Dramatic Weight Loss

If Toad was a human being, he would be featured on one of those weight loss commercials.

Those are the commercials which feature before and after photos of the individual, depicting a big weight loss after beginning a new diet.

But Toad isn’t a human being. He’s a nine-year-old dachshund and like his human counterparts he also has an amazing weight loss story.

Toad, whose real name is Oscar, came to Liz Wunsch’s household two years ago. Toad had previously lived with an elderly relative who had passed away. At the time Toad came to live with Wunsch he weighed 34 pounds.

“We knew when we got him, his weight was impacting his health,” said Wunsch, who is a veterinary technician in the Hixson-Lied Small Animal Hospital.

Two years ago, Toad was so overweight, he couldn’t climb the three steps into Wunsch’s house without help. His gait was so unnatural, that Wunsch said “he looked like a toad when he walked” – hence the name change.

Wunsch had experience with overweight companion animals through her work in Iowa State’s small animal ICU. She consulted with Dr. April Blong, clinical assistant professor.

“Dr. Blong does a lot of work on nutrition, and she helped develop a plan to safely get Toad to his optimal weight,” Wunsch said.

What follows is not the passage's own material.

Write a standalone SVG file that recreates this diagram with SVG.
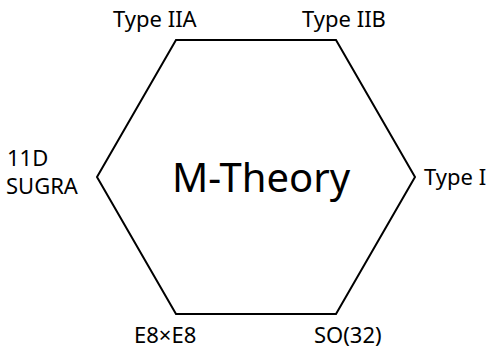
<svg xmlns="http://www.w3.org/2000/svg" width="492" height="348" viewBox="0 0 492 348">
<style>
.lbl{font-family:"Noto Sans","Open Sans",sans-serif;font-size:22px;fill:#000}
.title{font-family:"Noto Sans","Open Sans",sans-serif;font-size:40px;fill:#000}
.edge{fill:none;stroke:#000;stroke-width:2;stroke-linejoin:miter}
</style>
<rect width="492" height="348" fill="#fff"/>
<g id="connectors">
<polygon class="edge" points="176,40 336,40 415,177 336,314 176,314 97,177"/>
</g>
<g id="m-theory"><text class="title" x="261" y="192" text-anchor="middle">M-Theory</text></g>
<g id="type-iia"><text class="lbl" x="113" y="27">Type IIA</text></g>
<g id="type-iib"><text class="lbl" x="302" y="27">Type IIB</text></g>
<g id="type-i"><text class="lbl" x="424" y="185">Type I</text></g>
<g id="so32"><text class="lbl" x="314" y="343">SO(32)</text></g>
<g id="e8e8"><text class="lbl" x="134" y="343">E8×E8</text></g>
<g id="sugra"><text class="lbl" x="7" y="166">11D</text><text class="lbl" x="6" y="194">SUGRA</text></g>
</svg>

The plan included eliminating all human food from Toad’s diet and feeding him on a constant timeframe. The Wunsch household also included three other dogs who were fed twice a day. That schedule helped Toad in his eating habits as well.

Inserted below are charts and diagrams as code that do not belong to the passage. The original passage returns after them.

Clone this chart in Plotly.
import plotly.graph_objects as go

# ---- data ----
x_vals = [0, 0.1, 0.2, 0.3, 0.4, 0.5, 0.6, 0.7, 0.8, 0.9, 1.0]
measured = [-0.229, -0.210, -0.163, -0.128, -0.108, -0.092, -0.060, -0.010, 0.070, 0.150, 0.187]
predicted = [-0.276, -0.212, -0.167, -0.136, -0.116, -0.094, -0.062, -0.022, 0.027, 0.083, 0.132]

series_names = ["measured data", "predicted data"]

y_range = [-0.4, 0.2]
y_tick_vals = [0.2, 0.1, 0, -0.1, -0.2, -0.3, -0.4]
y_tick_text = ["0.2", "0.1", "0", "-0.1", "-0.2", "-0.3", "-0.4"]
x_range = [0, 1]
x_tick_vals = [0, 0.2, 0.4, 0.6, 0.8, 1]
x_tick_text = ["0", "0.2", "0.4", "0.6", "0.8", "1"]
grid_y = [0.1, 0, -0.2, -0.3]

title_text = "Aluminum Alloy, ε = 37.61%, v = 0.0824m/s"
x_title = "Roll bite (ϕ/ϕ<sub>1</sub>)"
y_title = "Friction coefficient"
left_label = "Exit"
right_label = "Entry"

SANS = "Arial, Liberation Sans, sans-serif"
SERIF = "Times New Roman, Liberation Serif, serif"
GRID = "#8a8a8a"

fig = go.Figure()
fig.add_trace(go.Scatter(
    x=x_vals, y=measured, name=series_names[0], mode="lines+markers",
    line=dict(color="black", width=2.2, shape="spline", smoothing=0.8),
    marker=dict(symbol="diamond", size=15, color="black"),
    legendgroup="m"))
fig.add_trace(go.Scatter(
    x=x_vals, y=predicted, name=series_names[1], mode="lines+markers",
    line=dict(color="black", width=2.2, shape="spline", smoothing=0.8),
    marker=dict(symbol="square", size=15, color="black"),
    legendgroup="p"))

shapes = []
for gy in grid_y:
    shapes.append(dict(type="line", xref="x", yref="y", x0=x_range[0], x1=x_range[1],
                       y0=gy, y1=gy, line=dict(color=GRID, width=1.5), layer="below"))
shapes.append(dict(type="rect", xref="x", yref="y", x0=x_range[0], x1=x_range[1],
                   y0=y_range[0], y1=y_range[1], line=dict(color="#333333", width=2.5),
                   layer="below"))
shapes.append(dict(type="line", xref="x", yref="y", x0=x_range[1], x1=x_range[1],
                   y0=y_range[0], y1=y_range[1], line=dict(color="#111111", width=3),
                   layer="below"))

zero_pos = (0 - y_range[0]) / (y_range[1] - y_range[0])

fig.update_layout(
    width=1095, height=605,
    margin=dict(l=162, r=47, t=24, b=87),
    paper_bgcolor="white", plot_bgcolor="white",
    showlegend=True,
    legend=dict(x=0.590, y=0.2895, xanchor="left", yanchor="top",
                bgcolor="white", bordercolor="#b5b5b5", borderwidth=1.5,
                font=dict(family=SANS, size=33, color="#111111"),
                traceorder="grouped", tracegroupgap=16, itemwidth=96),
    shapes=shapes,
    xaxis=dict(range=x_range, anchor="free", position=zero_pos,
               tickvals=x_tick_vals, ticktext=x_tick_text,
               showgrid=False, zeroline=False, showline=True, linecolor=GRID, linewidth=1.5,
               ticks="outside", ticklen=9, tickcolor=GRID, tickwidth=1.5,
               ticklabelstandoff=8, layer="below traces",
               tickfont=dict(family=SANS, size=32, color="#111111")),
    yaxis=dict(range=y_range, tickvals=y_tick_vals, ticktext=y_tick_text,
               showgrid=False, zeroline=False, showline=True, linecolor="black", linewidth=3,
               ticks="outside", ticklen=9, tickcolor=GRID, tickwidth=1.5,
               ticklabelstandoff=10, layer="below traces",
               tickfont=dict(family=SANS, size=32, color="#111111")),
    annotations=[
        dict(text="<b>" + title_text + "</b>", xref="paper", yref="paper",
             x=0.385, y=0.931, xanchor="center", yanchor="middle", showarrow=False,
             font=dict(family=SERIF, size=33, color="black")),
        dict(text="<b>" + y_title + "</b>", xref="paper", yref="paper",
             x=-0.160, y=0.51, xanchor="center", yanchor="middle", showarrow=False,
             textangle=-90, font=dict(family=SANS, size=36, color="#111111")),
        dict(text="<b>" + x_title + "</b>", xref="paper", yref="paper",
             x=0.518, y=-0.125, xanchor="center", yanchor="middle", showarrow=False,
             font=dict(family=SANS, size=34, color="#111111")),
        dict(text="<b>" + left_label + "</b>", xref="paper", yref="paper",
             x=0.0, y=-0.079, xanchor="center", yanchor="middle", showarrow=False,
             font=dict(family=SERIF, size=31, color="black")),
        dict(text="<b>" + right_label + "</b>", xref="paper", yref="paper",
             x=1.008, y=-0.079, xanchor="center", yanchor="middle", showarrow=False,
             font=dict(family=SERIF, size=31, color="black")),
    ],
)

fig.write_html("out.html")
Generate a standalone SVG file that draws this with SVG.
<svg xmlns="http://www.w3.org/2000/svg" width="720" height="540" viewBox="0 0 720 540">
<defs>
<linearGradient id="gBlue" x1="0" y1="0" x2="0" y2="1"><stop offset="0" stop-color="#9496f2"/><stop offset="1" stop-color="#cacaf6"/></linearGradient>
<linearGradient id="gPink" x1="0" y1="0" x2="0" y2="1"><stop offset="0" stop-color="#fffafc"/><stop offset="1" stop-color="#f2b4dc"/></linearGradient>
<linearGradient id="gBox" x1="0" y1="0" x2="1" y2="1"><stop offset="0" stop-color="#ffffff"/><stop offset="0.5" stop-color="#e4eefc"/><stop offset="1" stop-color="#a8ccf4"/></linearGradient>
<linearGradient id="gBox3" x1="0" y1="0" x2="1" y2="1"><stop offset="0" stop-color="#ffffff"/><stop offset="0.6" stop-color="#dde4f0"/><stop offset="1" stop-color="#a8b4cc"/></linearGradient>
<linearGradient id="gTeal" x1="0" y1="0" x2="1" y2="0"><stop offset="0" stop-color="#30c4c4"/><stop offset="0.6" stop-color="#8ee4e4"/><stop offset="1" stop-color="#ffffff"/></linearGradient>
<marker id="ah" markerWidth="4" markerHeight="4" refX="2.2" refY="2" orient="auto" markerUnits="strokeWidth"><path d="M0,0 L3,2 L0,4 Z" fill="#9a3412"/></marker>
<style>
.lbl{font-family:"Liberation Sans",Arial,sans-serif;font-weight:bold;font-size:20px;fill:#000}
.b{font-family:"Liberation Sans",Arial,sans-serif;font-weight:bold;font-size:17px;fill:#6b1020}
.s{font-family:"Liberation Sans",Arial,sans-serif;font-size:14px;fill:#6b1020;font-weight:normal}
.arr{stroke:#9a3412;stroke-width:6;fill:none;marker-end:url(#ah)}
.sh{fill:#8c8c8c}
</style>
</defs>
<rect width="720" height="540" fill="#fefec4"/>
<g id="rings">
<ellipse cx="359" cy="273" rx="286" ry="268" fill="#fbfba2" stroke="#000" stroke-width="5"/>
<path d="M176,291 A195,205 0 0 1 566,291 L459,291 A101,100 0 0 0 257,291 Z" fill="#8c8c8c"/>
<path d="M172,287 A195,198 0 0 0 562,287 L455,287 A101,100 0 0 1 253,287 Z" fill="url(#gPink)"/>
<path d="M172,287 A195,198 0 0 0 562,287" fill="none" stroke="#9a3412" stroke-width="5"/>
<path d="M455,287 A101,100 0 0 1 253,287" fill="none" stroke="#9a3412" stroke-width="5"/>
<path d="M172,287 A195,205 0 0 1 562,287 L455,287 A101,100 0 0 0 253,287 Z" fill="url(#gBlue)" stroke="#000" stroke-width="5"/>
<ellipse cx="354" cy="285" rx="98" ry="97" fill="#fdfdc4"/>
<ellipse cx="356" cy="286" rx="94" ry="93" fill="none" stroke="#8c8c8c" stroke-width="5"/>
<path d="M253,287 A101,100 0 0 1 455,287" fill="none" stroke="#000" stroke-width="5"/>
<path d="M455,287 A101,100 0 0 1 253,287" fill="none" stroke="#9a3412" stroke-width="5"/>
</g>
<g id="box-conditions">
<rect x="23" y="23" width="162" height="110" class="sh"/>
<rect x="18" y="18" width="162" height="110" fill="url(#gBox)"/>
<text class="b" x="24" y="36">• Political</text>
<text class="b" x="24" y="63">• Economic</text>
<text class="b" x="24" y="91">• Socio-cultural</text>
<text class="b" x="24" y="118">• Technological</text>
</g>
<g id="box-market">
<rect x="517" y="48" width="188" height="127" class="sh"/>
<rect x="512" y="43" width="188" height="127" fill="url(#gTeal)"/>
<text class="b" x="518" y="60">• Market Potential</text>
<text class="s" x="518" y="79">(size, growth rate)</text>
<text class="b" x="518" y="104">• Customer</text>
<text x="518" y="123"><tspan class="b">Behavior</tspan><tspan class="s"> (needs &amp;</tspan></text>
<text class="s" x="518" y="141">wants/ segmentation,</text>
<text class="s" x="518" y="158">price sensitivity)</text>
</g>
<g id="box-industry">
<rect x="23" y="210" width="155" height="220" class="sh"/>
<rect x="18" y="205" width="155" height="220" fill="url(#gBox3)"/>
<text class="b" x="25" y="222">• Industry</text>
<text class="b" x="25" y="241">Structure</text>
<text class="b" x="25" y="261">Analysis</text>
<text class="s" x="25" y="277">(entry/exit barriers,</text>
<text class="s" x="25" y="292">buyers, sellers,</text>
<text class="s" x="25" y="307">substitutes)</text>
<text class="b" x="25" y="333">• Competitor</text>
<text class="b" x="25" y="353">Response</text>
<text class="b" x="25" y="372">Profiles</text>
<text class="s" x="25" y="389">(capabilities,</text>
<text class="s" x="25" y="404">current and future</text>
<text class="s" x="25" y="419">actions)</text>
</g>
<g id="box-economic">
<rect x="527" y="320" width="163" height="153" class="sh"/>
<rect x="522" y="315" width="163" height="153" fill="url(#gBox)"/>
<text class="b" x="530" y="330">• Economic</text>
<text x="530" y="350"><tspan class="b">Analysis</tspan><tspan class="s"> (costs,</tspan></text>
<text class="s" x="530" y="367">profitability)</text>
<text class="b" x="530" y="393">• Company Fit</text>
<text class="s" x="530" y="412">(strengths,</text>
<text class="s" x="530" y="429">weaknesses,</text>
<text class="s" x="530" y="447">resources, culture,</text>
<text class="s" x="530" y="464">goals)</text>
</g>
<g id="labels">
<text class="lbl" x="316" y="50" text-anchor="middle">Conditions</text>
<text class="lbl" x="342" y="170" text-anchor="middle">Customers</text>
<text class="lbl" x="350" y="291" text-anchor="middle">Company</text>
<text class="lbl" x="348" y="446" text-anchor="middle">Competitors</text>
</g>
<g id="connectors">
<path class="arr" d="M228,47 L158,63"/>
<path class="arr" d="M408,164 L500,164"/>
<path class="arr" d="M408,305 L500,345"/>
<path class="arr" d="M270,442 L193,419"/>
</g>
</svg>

“Toad became part of our dog pack,” Wunsch said. “That was probably the biggest way he adjusted because he saw that when they eat, he should only eat then as well.”

Remember, Toad weighed 34 pounds when he came to his new home in August 2020. Less than a year later, Toad had dropped more than half his body weight and for the past 12 months has maintained a weight of 15 pounds.

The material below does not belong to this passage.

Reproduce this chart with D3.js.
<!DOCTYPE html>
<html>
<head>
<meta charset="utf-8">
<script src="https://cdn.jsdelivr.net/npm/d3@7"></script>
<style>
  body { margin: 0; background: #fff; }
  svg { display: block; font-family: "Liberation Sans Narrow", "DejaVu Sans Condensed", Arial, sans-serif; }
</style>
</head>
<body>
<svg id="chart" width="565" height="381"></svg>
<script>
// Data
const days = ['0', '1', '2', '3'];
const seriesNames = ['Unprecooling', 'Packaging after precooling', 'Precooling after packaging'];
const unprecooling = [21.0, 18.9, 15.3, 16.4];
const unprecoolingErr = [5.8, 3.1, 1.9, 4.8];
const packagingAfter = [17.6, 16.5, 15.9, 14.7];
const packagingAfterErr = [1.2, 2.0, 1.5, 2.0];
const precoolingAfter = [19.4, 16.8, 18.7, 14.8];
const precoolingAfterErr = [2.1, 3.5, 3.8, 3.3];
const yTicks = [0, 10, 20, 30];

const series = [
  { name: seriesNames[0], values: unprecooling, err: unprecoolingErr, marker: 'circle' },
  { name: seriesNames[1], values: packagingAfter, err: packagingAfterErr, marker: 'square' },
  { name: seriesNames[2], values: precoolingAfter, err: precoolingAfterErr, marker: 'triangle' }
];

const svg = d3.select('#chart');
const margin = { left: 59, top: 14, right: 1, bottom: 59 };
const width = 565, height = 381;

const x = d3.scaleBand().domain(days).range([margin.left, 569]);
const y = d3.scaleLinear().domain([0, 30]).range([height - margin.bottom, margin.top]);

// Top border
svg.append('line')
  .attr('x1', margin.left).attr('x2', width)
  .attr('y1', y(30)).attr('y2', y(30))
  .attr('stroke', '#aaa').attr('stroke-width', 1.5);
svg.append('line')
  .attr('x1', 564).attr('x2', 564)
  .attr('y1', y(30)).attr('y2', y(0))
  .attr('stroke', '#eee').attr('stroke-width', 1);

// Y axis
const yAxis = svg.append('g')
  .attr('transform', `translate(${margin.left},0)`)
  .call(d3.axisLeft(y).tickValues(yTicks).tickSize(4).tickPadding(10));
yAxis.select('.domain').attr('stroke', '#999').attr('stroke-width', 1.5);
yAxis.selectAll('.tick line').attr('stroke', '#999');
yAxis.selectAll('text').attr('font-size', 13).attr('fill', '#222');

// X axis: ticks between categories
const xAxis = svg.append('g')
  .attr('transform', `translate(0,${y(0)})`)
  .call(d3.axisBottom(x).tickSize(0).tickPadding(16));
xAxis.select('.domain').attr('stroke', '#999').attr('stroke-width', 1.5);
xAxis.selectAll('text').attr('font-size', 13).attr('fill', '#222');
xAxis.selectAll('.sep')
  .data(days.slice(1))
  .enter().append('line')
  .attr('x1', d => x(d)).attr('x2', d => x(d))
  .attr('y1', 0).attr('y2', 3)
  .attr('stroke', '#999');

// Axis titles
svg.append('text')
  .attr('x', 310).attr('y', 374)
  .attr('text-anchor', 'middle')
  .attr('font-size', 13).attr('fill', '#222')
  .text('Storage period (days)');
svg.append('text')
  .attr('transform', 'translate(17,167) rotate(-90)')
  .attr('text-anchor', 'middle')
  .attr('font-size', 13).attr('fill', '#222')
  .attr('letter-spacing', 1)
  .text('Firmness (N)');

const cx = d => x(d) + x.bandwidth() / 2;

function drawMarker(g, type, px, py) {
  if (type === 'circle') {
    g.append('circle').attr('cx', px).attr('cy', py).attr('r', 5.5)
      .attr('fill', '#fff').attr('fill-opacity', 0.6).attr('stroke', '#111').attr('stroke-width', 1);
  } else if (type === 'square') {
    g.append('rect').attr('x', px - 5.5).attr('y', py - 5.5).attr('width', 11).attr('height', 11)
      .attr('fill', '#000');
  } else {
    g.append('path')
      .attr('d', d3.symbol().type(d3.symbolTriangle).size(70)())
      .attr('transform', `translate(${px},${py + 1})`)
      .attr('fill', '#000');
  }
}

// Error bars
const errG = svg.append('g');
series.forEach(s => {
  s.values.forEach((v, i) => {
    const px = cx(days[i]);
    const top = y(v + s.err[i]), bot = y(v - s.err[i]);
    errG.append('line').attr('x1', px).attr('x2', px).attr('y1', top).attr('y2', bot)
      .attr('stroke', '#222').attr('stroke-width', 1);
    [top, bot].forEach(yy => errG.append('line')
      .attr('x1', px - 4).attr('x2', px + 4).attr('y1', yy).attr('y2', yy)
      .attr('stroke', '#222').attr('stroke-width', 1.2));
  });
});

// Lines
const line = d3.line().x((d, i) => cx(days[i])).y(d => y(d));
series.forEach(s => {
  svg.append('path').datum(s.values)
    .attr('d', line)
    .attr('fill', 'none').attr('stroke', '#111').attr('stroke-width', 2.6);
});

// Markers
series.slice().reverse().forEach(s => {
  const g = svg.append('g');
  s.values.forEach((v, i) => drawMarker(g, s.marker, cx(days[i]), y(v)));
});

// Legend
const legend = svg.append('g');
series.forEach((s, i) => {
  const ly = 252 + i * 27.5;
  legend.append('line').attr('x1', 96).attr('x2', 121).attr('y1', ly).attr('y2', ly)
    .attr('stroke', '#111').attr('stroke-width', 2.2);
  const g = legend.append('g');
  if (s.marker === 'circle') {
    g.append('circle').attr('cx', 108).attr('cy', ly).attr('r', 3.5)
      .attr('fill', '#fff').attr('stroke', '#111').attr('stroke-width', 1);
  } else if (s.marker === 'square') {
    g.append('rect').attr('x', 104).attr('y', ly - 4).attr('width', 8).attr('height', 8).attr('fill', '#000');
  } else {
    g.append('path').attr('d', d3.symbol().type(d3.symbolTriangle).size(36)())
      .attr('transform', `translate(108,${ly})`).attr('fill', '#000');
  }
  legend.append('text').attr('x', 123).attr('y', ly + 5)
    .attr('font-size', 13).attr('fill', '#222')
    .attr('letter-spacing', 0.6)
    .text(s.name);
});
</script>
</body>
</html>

Today, Toad no longer needs help navigating the stairs into the house. His weight loss means he was able to go under anesthesia to get his teeth a much-needed cleaning.

He’s a totally different dog.

“When we first got Toad, the only thing he would do was do a short walk and then lay down,” Wunsch said. “He wouldn’t get excited about anything. Now he’s happy and doing all the things dogs do.”

Wunsch says that while her profession may have made it easier for her to set boundaries for Toad, assisting companion animals to lose weight can be accomplished by anyone.

“I’ve seen how obesity can affect an animal’s life span and maybe those observations made it a greater priority for us to help Toad lose weight,” Wunsch said, “but I believe everyone can set those boundaries with their pet.”